Thanks. I found the Microtuning section in my DX7S manual. This is interesting, and looks like it could accomplish the task, albeit one would have to calculate and enter values for each note. My only hesitation is that perhaps the "fine" tuning could benefit from being slightly finer for a smoother fit to the Railsback curve.
When I bring up A3, my display reads as follows:
>Micro tune< A3
f: A3 + 0?? 5802
We are in "fine tuning" mode, designated by the "f". Clicking the data entry +1/ON button changes the second line to the following:
f: A3 + 1 ? 5803
If, from the same starting point, but in "coarse tuning" mode, designated by "c", the same action (incrementing the value by one) results in the following second line displays:
c: A#3 + 0 ? 5888
c: B3 + 0?? 5973
c: C4 + 0?? 6058
I am curious about the right-most number. The coarse appears to vary the right-most integer by 85 (but sometimes 86), and the fine appears to transition over the intervening increments. I can see that this matches the 1.17 cents approximation that you referred to. I'm guessing the large integer is the index column of a data table that encodes frequency.

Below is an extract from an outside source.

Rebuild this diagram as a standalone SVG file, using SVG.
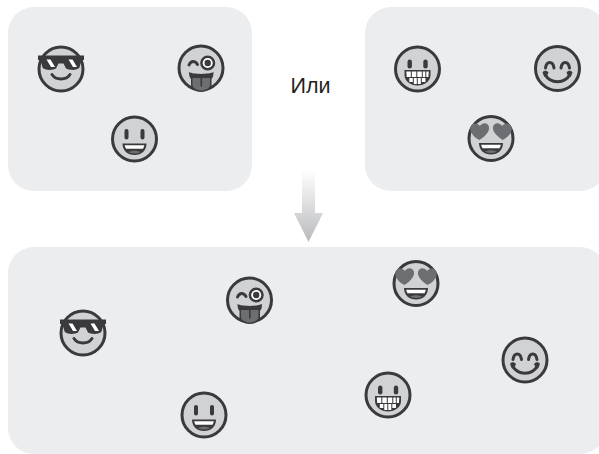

I've not found a source equation or chart yet for the Railsback values. I've read estimates of 10 to 20 cents perceived stretching occurs even for the middle octaves, even thought the Railsback adjustment made there is smaller. I suspect that the adjustments made by piano tuners, which are less in the middle registers and more in the outer registers, reflects a compromise that derives from common use of those frequency ranges. Around middle C, we are more likely to use "close-voiced" chords, and in that context, beating between the notes might be more annoying, whereas at the extremes, where open-voicings are used (octaves, or at the least fifth), the "stretch" could be the more discomfiting factor.